For follow-up studies, I selected HaRxL44 because:

(i) it is expressed during Hpa infection in Arabidopsis;
(ii) it is present in all Hpa races;
(iii) it enhances Pst virulence in at least 6/12 Arabidopsis ecotypes when delivered via the EDV system;
(iv) it enhances plant susceptibility to both Hpa and Pst when stably expressed in planta;
(v) it suppresses PTI when delivered via EDV or stably expressed in planta;
(vi) it localised to the plant cell nucleus;
(vii) interacts with regulators of the transcriptional machinery.

Arabidopsis transgenic lines expressing the nuclear Hpa effector HaRxL44 show growth inhibition and a curvy leaf that resembles HYL1, Serrate mutants. In yeast two hybrid and BiFC, HaRxL44 interacts with AtMed19a. AtMed19a is a component of Mediator, a conserved multi-subunit complex that acts as a molecular bridge between transcriptional regulators at promoter enhancer sequences, and the activation of transcription by ribonucleic acid (RNA) polymerase II at the transcription start site (Backstrom et al., 2007; Conaway and Conaway, 2011). In Arabidopsis, Mediator likely plays a role in plant defence because Med16, Med21, Med25 are important for plant resistance against hemibiotroph or necrotroph pathogens (Dhawan et al., 2009; Kidd et al., 2009; Wathugala et al., 2012). However, the role of AtMed19a in plant immunity remains unknown. Transfer deoxyribonucleic acid (T-DNA) insertion mutants and over-expression lines of AtMed19a show altered susceptibility to Hpa, demonstrating that AtMed19a contributes to Hpa resistance. In addition, we found that Arabidopsis transgenic lines expressing the pathogen effector HaRxL44 are more susceptible to Hpa. Expression profiling of 35S::HaRXL44 Arabidopsis lines in comparison with wild type shows a positive correlation between messenger RNA (Mrna) profiles of Arabidopsis genes after Jasmonic acid (JA) treatment with genes differentially expressed in 35S::HaRXL44 Arabidopsis lines. We hypothesise HaRxL44 effector activates jasmonate (JA) signalling at a transcriptional level via its interaction with the Mediator complex, in order to promote Hpa virulence.

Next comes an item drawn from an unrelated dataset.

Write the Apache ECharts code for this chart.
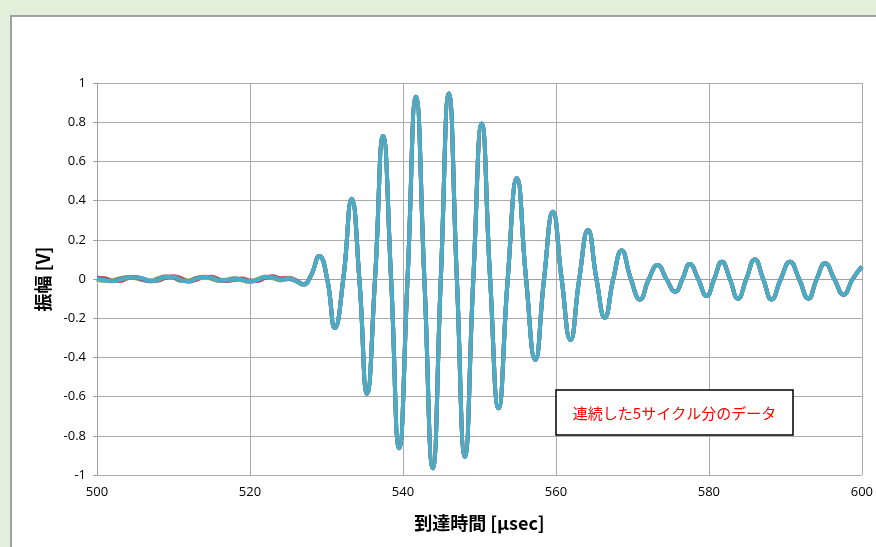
<!DOCTYPE html>
<html>
<head>
	<meta charset="utf-8">
	<script src="https://cdn.jsdelivr.net/npm/echarts@6.0.0/dist/echarts.min.js"></script>
	<style>
		html, body { margin: 0; padding: 0; background: #e2efda; overflow: hidden; }
		#frame { position: absolute; left: 10px; top: 15px; width: 900px; height: 560px; background: #fff; border: 2px solid #a0a0a0; }
		#main { position: absolute; left: 0; top: 0; width: 876px; height: 547px; }
	</style>
</head>
<body>
	<div id="frame"></div>
	<div id="main"></div>
	<script>
		// noise part before the burst (500-528 µs), one row per cycle
		var noiseT = [500, 501, 502, 503, 504, 505, 506, 507, 508, 509, 510, 511, 512, 513, 514,
			515, 516, 517, 518, 519, 520, 521, 522, 523, 524, 525, 526, 527, 528];
		var noiseBlue = [-0.002, -0.008, -0.010, 0.002, 0.006, 0.008, 0.002, -0.008, -0.006, 0.008, 0.012, -0.004, -0.014, 0.000, 0.008,
			0.008, -0.004, -0.010, -0.002, -0.006, -0.014, -0.002, 0.012, 0.006, -0.006, 0.000, -0.010, -0.028, 0.020];
		var noiseRed = [0.006, 0.004, -0.008, -0.010, 0.004, 0.010, 0.000, -0.012, -0.008, 0.006, 0.014, 0.004, -0.010, -0.004, 0.010,
			0.012, -0.002, -0.010, -0.004, 0.002, -0.008, -0.010, 0.006, 0.014, 0.004, 0.006, -0.006, -0.026, 0.020];
		var noiseGreen = [-0.004, -0.010, -0.006, 0.004, 0.010, 0.004, -0.006, -0.008, 0.004, 0.014, 0.006, -0.010, -0.008, 0.006, 0.008,
			0.000, -0.010, -0.002, 0.004, -0.008, -0.016, 0.000, 0.012, 0.004, -0.006, 0.004, -0.012, -0.030, 0.020];
		var noisePurple = [0.004, -0.002, -0.010, 0.000, 0.008, 0.006, -0.004, -0.012, 0.000, 0.012, 0.008, -0.008, -0.010, 0.004, 0.012,
			0.004, -0.008, -0.008, 0.002, -0.002, -0.010, -0.006, 0.008, 0.010, -0.002, 0.000, -0.008, -0.028, 0.020];
		var noiseCyan = [0.000, -0.006, -0.012, -0.004, 0.006, 0.008, 0.003, -0.010, -0.004, 0.010, 0.011, -0.006, -0.012, 0.002, 0.010,
			0.006, -0.007, -0.006, 0.000, -0.004, -0.012, -0.004, 0.010, 0.008, -0.004, 0.002, -0.010, -0.028, 0.020];

		// burst part (peaks, troughs and zero crossings), same for all cycles
		var waveT = [529.06, 530.1, 531.1, 532.2, 533.3, 534.3, 535.3, 536.35, 537.4, 538.45, 539.5, 540.6, 541.7, 542.8,
			543.9, 544.95, 546.0, 547.05, 548.1, 549.2, 550.3, 551.4, 552.5, 553.7, 554.9, 556.1, 557.3, 558.45,
			559.6, 560.75, 561.9, 563.05, 564.2, 565.3, 566.4, 567.5, 568.6, 569.8, 571.0, 572.15, 573.3, 574.45,
			575.6, 576.55, 577.5, 578.6, 579.7, 580.7, 581.7, 582.75, 583.8, 584.9, 586.0, 587.1, 588.2, 589.4,
			590.6, 591.8, 593.0, 594.1, 595.2, 596.4, 597.6, 598.8, 600];
		var waveV = [0.117, 0, -0.25, 0, 0.41, 0, -0.585, 0, 0.73, 0, -0.864, 0, 0.93, 0,
			-0.966, 0, 0.947, 0, -0.906, 0, 0.794, 0, -0.66, 0, 0.514, 0, -0.413, 0,
			0.343, 0, -0.311, 0, 0.25, 0, -0.197, 0, 0.145, 0, -0.104, 0, 0.071, 0,
			-0.065, 0, 0.077, 0, -0.087, 0, 0.088, 0, -0.1, 0, 0.1, 0, -0.104, 0,
			0.088, 0, -0.1, 0, 0.08, 0, -0.08, 0, 0.063];

		var cycles = [
			{ name: '1', color: '#4f81bd', noise: noiseBlue },
			{ name: '2', color: '#c0504d', noise: noiseRed },
			{ name: '3', color: '#9bbb59', noise: noiseGreen },
			{ name: '4', color: '#8064a2', noise: noisePurple },
			{ name: '5', color: '#4bacc6', noise: noiseCyan }
		];

		function pairs(t, v) {
			var out = [];
			for (var i = 0; i < t.length; i++) out.push([t[i], v[i]]);
			return out;
		}

		var series = cycles.map(function(c) {
			return {
				name: c.name,
				type: 'line',
				data: pairs(noiseT, c.noise).concat(pairs(waveT, waveV)),
				smooth: 0.5,
				showSymbol: false,
				lineStyle: { color: c.color, width: 4 },
				itemStyle: { color: c.color }
			};
		});

		var myChart = echarts.init(document.getElementById('main'));
		var option = {
			backgroundColor: 'transparent',
			animation: false,
			grid: { left: 97, right: 14, top: 83, bottom: 72 },
			xAxis: {
				type: 'value',
				min: 500,
				max: 600,
				interval: 20,
				name: '到達時間 [μsec]',
				nameLocation: 'middle',
				nameGap: 39,
				nameTextStyle: { fontFamily: 'Noto Sans CJK JP', fontWeight: 'bold', fontSize: 18, color: '#000' },
				axisLine: { lineStyle: { color: '#a0a0a0' } },
				axisTick: { show: false },
				axisLabel: { margin: 11, fontFamily: 'Open Sans', fontSize: 13, color: '#000' },
				splitLine: { lineStyle: { color: '#ababab' } }
			},
			yAxis: {
				type: 'value',
				min: -1,
				max: 1,
				interval: 0.2,
				name: '振幅 [V]',
				nameLocation: 'middle',
				nameGap: 43,
				nameTextStyle: { fontFamily: 'Noto Sans CJK JP', fontWeight: 'bold', fontSize: 18, color: '#000' },
				axisLine: { show: true, lineStyle: { color: '#a0a0a0' } },
				axisTick: { show: true, length: 4, lineStyle: { color: '#a0a0a0' } },
				axisLabel: { margin: 11, fontFamily: 'Open Sans', fontSize: 13, color: '#000' },
				splitLine: { lineStyle: { color: '#ababab' } }
			},
			series: series,
			// note box
			graphic: [{
				type: 'rect',
				z: 100,
				shape: { x: 556, y: 390, width: 237, height: 45 },
				style: { fill: '#fff', stroke: '#000', lineWidth: 1.5 }
			}, {
				type: 'text',
				z: 101,
				x: 674.5,
				y: 413,
				style: {
					text: '連続した5サイクル分のデータ',
					fill: '#ff0000',
					font: '15px "Noto Sans CJK JP"',
					textAlign: 'center',
					textVerticalAlign: 'middle'
				}
			}]
		};
		myChart.setOption(option);
	</script>
</body>
</html>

Perspective; how might knowledge of effector mechanisms enable elevated disease resistance in crops?

Optimising disease resistance in crops can in part be achieved by breeding in classical R genes. However, pathogen evolution can overcome such resistances. Alternatively, one can aim to elevate basal resistance. If an effector is well defined, and its host target is known, we can define the physical basis of such interactions and use this knowledge to generate alleles of the effector target that still carry out their host function, but are refractory to the action of the effector. We aim to do this for HaRxL44 targets. Since this approach is novel, it is reasonable to test it in Arabidopsis since many more 'effector-refractory' constructs can be assayed in whole plants than is feasible in a crop.